Once formalities end, the room needs a lift. This is the moment to shift into recognizable, upbeat material that gets heads turning and feet moving. If that transition is too slow, people drift. If it is too aggressive, the room can resist. Good entertainment knows how to bring guests along instead of trying to drag them.
Why the first dance-floor song matters
The first real party song after dinner is often the most important song of the night. It tells guests whether this is a watch-the-show event or a join-the-party event.
The safest choice is usually something instantly familiar, easy to sing, and hard to overthink. Once a few people commit, the rest of the room follows much faster.
Volume, pacing, and room awareness matter more than people think
Bad music at a corporate event is not always about song choice. Sometimes the songs are fine, but the volume is wrong, the pacing is off, or the entertainment never adjusts to the room.
If cocktail music is too loud, guests have to work to talk. If dance sets stay at one intensity all night, the event starts feeling one-note. If the band or DJ ignores the age range and company culture, even great songs can miss.
This is where experience shows. A seasoned entertainment team knows how to read whether the room wants another big singalong, a left-turn throwback, or a quick reset before the next run of dance songs. That kind of instinct cannot be faked with a generic playlist.
Give your entertainment useful guardrails
Clients sometimes worry that sharing preferences will feel controlling. It will not. Good entertainment wants direction. The trick is to give guidance that is actually useful.
Share the crowd makeup, the event purpose, the company vibe, and any songs or genres you absolutely want included or avoided. If your leadership team loves Motown, say it. If the company wants clean lyrics, say it. If the goal is dancing over background ambiance, make that clear early.
What helps less is handing over a massive wish list with no context. Entertainment needs room to adapt. The goal is not to script every minute. It is to set the target and let professionals hit it.
Think beyond the songs
Music planning is also event planning. Setup footprint, load-in, stage space, power access, break timing, emcee duties, dress code, and run-of-show coordination all affect the guest experience.
That matters even more in corporate settings because entertainment is part of the brand presentation. A high-energy band can still be polished. A fun party can still feel well run. The best providers understand both sides of that job. They know how to bring the show without making the event feel unmanaged.

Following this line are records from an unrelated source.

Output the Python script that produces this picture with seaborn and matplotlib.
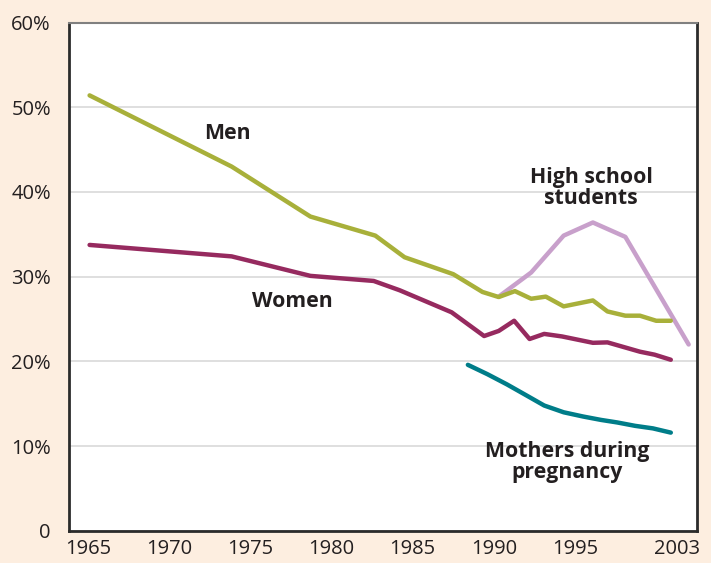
import matplotlib
matplotlib.use("Agg")
import matplotlib.pyplot as plt
import seaborn as sns
import pandas as pd

# ======== DATA ==================================
men_years = [1965.1, 1973.85, 1978.7, 1982.7, 1984.5, 1987.5, 1989.3, 1990.3, 1991.3,
             1992.3, 1993.2, 1994.3, 1996.1, 1997.0, 1998.1, 1999.0, 2000.0, 2000.9]
men_pct = [51.4, 43.0, 37.1, 34.85, 32.3, 30.3, 28.2, 27.6, 28.3,
           27.4, 27.65, 26.5, 27.2, 25.9, 25.4, 25.4, 24.8, 24.8]

women_years = [1965.1, 1973.85, 1978.7, 1982.6, 1984.2, 1987.4, 1989.4, 1990.3, 1991.25,
               1992.2, 1993.1, 1994.2, 1996.1, 1997.0, 1998.0, 1999.0, 1999.9, 2000.9]
women_pct = [33.75, 32.4, 30.1, 29.5, 28.4, 25.8, 23.0, 23.6, 24.8,
             22.65, 23.25, 22.95, 22.2, 22.25, 21.7, 21.15, 20.8, 20.2]

hs_years = [1990.3, 1992.3, 1994.3, 1996.1, 1998.1, 2002.0]
hs_pct = [27.65, 30.5, 34.85, 36.4, 34.7, 22.0]

mothers_years = [1988.4, 1989.6, 1990.8, 1992.0, 1993.1, 1994.3, 1995.5, 1996.6,
                 1997.6, 1998.7, 1999.8, 2000.9]
mothers_pct = [19.6, 18.5, 17.3, 16.0, 14.8, 14.0, 13.5, 13.1, 12.8, 12.4, 12.1, 11.6]

tick_years = [1965, 1970, 1975, 1980, 1985, 1990, 1995, 2001.3]
tick_labels = ["1965", "1970", "1975", "1980", "1985", "1990", "1995", "2003"]
y_ticks = [0, 10, 20, 30, 40, 50, 60]
y_labels = ["0", "10%", "20%", "30%", "40%", "50%", "60%"]

colors = {"Men": "#a8b03a", "Women": "#962a5f",
          "High school": "#c8a0cb", "Mothers": "#007d89"}

# long table for seaborn
frames = []
for name, xs, ys in [("Men", men_years, men_pct), ("Women", women_years, women_pct),
                     ("High school", hs_years, hs_pct), ("Mothers", mothers_years, mothers_pct)]:
    frames.append(pd.DataFrame({"year": xs, "pct": ys, "group": name}))
df = pd.concat(frames, ignore_index=True)

# ======== PLOT =========
sns.set_theme(style="white")
plt.rcParams["font.family"] = ["Open Sans", "DejaVu Sans"]

bg = "#fdeee0"
fig = plt.figure(figsize=(7.11, 5.63), dpi=100, facecolor=bg)
ax = fig.add_axes([0.097, 0.057, 0.883, 0.903])
ax.set_facecolor("white")

# draw later series first so the men line sits over the high-school start
for name in ["High school", "Mothers", "Women", "Men"]:
    sns.lineplot(data=df[df["group"] == name], x="year", y="pct", color=colors[name],
                 linewidth=3.2, ax=ax, sort=False, estimator=None,
                 solid_capstyle="round", solid_joinstyle="round")

ax.set_xlim(1963.83, 2002.5)
ax.set_ylim(0, 60)
ax.set_yticks(y_ticks)
ax.set_yticklabels(y_labels)
ax.set_xticks(tick_years)
ax.set_xticklabels(tick_labels)
ax.set_xlabel("")
ax.set_ylabel("")

ax.grid(axis="y", color="#dcdcdc", linewidth=1.3)
ax.set_axisbelow(True)
ax.tick_params(axis="x", direction="in", length=7, width=1.5, color="#333333",
               labelsize=14.5, pad=6, labelcolor="#231f20")
ax.tick_params(axis="y", length=0, labelsize=14.5, pad=13, labelcolor="#231f20")
for side in ["left", "bottom", "right"]:
    ax.spines[side].set_color("#2b2b2b")
    ax.spines[side].set_linewidth(2)
ax.spines["top"].set_color("#808080")
ax.spines["top"].set_linewidth(1.5)

label_kw = dict(fontsize=15.3, fontweight="bold", color="#231f20", ha="center", va="center")
ax.text(1973.6, 46.9, "Men", **label_kw)
ax.text(1977.6, 27.1, "Women", **label_kw)
ax.text(1996.0, 40.5, "High school\nstudents", linespacing=1.0, **label_kw)
ax.text(1994.5, 8.1, "Mothers during\npregnancy", linespacing=1.0, **label_kw)

plt.savefig("out.png", dpi=100, facecolor=bg)
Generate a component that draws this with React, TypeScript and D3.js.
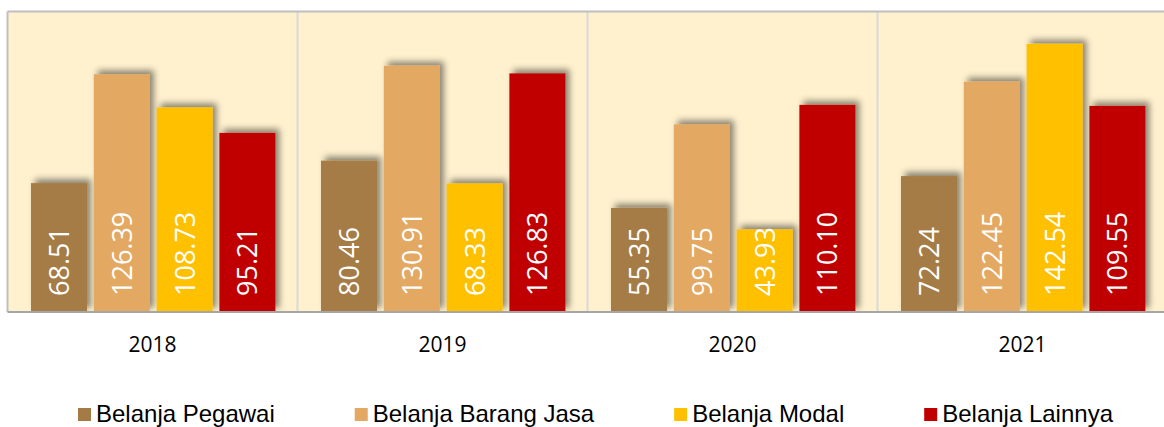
import React, { useEffect, useRef } from 'react';
import * as d3 from 'd3';

// Chart data
const years = ['2018', '2019', '2020', '2021'];
const seriesNames = ['Belanja Pegawai', 'Belanja Barang Jasa', 'Belanja Modal', 'Belanja Lainnya'];
const belanjaPegawai = [68.51, 80.46, 55.35, 72.24];
const belanjaBarangJasa = [126.39, 130.91, 99.75, 122.45];
const belanjaModal = [108.73, 68.33, 43.93, 142.54];
const belanjaLainnya = [95.21, 126.83, 110.1, 109.55];
const seriesColors = ['#A57B45', '#E3A862', '#FFC000', '#C00000'];

const App = () => {
    const svgRef = useRef<SVGSVGElement>(null);

    useEffect(() => {
        const svg = d3.select(svgRef.current);
        svg.selectAll('*').remove();

        const width = 1164;
        const height = 427;
        const plot = { left: 7.5, top: 11.5, right: 1167.5, bottom: 312 };

        const seriesValues = [belanjaPegawai, belanjaBarangJasa, belanjaModal, belanjaLainnya];
        const data = years.map((year, i) => ({
            year,
            values: seriesValues.map((s, j) => ({ key: seriesNames[j], value: s[i], color: seriesColors[j] })),
        }));

        // Scales
        const xScale = d3.scaleBand().domain(years).range([plot.left, plot.right]).padding(0);
        const xInner = d3
            .scaleBand()
            .domain(seriesNames)
            .range([23.5, xScale.bandwidth() - 22.1])
            .paddingInner(0.108)
            .paddingOuter(0);
        const yScale = d3.scaleLinear().domain([0, 160]).range([plot.bottom, plot.top - 0.5]);

        // Shadow filter and clip
        const defs = svg.append('defs');
        const filter = defs
            .append('filter')
            .attr('id', 'barShadow')
            .attr('x', '-20%')
            .attr('y', '-20%')
            .attr('width', '140%')
            .attr('height', '140%');
        filter
            .append('feDropShadow')
            .attr('dx', 4)
            .attr('dy', -4)
            .attr('stdDeviation', 3)
            .attr('flood-color', '#000')
            .attr('flood-opacity', 0.45);
        defs.append('clipPath')
            .attr('id', 'plotClip')
            .append('rect')
            .attr('x', plot.left)
            .attr('y', plot.top)
            .attr('width', plot.right - plot.left)
            .attr('height', plot.bottom - plot.top);

        // Plot background
        svg.append('rect')
            .attr('x', plot.left)
            .attr('y', plot.top)
            .attr('width', plot.right - plot.left)
            .attr('height', plot.bottom - plot.top)
            .attr('fill', '#FFF1CE');

        // Vertical category separators
        svg.append('g')
            .selectAll('line')
            .data(years.slice(1))
            .enter()
            .append('line')
            .attr('x1', (d) => xScale(d)!)
            .attr('x2', (d) => xScale(d)!)
            .attr('y1', plot.top)
            .attr('y2', plot.bottom)
            .attr('stroke', '#D9D9D9')
            .attr('stroke-width', 2);

        // Bars
        const groups = svg
            .append('g')
            .attr('clip-path', 'url(#plotClip)')
            .selectAll('g')
            .data(data)
            .enter()
            .append('g')
            .attr('transform', (d) => `translate(${xScale(d.year)},0)`);

        groups
            .selectAll('rect')
            .data((d) => d.values)
            .enter()
            .append('rect')
            .attr('x', (d) => xInner(d.key)!)
            .attr('y', (d) => yScale(d.value))
            .attr('width', xInner.bandwidth())
            .attr('height', (d) => plot.bottom - yScale(d.value))
            .attr('fill', (d) => d.color)
            .attr('filter', 'url(#barShadow)');

        // Value labels (rotated, inside base)
        groups
            .selectAll('text')
            .data((d) => d.values)
            .enter()
            .append('text')
            .attr('transform', (d) => `translate(${xInner(d.key)! + xInner.bandwidth() / 2 + 10},${plot.bottom - 16}) rotate(-90)`)
            .attr('text-anchor', 'start')
            .attr('fill', '#fff')
            .style('font-family', '"Open Sans", sans-serif')
            .style('font-size', '27px')
            .text((d) => d.value.toFixed(2));

        // Frame lines
        svg.append('line')
            .attr('x1', plot.left)
            .attr('x2', plot.right)
            .attr('y1', plot.top)
            .attr('y2', plot.top)
            .attr('stroke', '#BFBFBF')
            .attr('stroke-width', 2);
        svg.append('line')
            .attr('x1', plot.left)
            .attr('x2', plot.left)
            .attr('y1', plot.top)
            .attr('y2', plot.bottom)
            .attr('stroke', '#BFBFBF')
            .attr('stroke-width', 2);
        svg.append('line')
            .attr('x1', plot.left)
            .attr('x2', plot.right)
            .attr('y1', plot.bottom)
            .attr('y2', plot.bottom)
            .attr('stroke', '#A6A6A6')
            .attr('stroke-width', 2);

        // Category axis labels
        svg.append('g')
            .selectAll('text')
            .data(years)
            .enter()
            .append('text')
            .attr('x', (d) => xScale(d)! + xScale.bandwidth() / 2)
            .attr('y', 352)
            .attr('text-anchor', 'middle')
            .attr('fill', '#000')
            .style('font-family', '"Open Sans", sans-serif')
            .style('font-size', '21px')
            .text((d) => d);

        // Legend
        const legendStart = 78;
        const legendEnd = 1113;
        const markerSize = 13;
        const items = svg
            .append('g')
            .selectAll('g')
            .data(seriesNames)
            .enter()
            .append('g');
        items.append('rect')
            .attr('x', 0)
            .attr('y', 408)
            .attr('width', markerSize)
            .attr('height', markerSize)
            .attr('fill', (d, i) => seriesColors[i]);
        const labels = items
            .append('text')
            .attr('x', markerSize + 5)
            .attr('y', 422)
            .attr('fill', '#000')
            .style('font-family', '"Liberation Sans", Arial, sans-serif')
            .style('font-size', '24px')
            .text((d) => d);

        const itemWidths = labels.nodes().map((n) => markerSize + 5 + (n as SVGTextElement).getComputedTextLength());
        const gap = (legendEnd - legendStart - d3.sum(itemWidths)) / (itemWidths.length - 1);
        let cursor = legendStart;
        items.each(function (d, i) {
            d3.select(this).attr('transform', `translate(${cursor},0)`);
            cursor += itemWidths[i] + gap;
        });

        svg.attr('width', width).attr('height', height);
    }, []);

    return <svg ref={svgRef} width={1164} height={427} style={{ position: 'absolute', left: 0, top: 0, background: '#fff' }}></svg>;
};

export default App;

If your event is in New York, New Jersey, Philadelphia, or Connecticut, this is especially relevant because venues range from tight city spaces to large waterfront and ballroom setups. Music planning should fit the room, not fight it.
The best corporate party music planning guide keeps one thing in focus
Guests rarely remember the spreadsheet behind the event. They remember whether the room felt alive. They remember the song that got their table to the dance floor, the moment the crowd sang together, and whether the night felt easy and exciting at the same time.
That is the standard to plan for. Pick music that fits the crowd, builds with the event, and gives people a reason to stay engaged all night. If the soundtrack does that, the party does not just happen. It lands.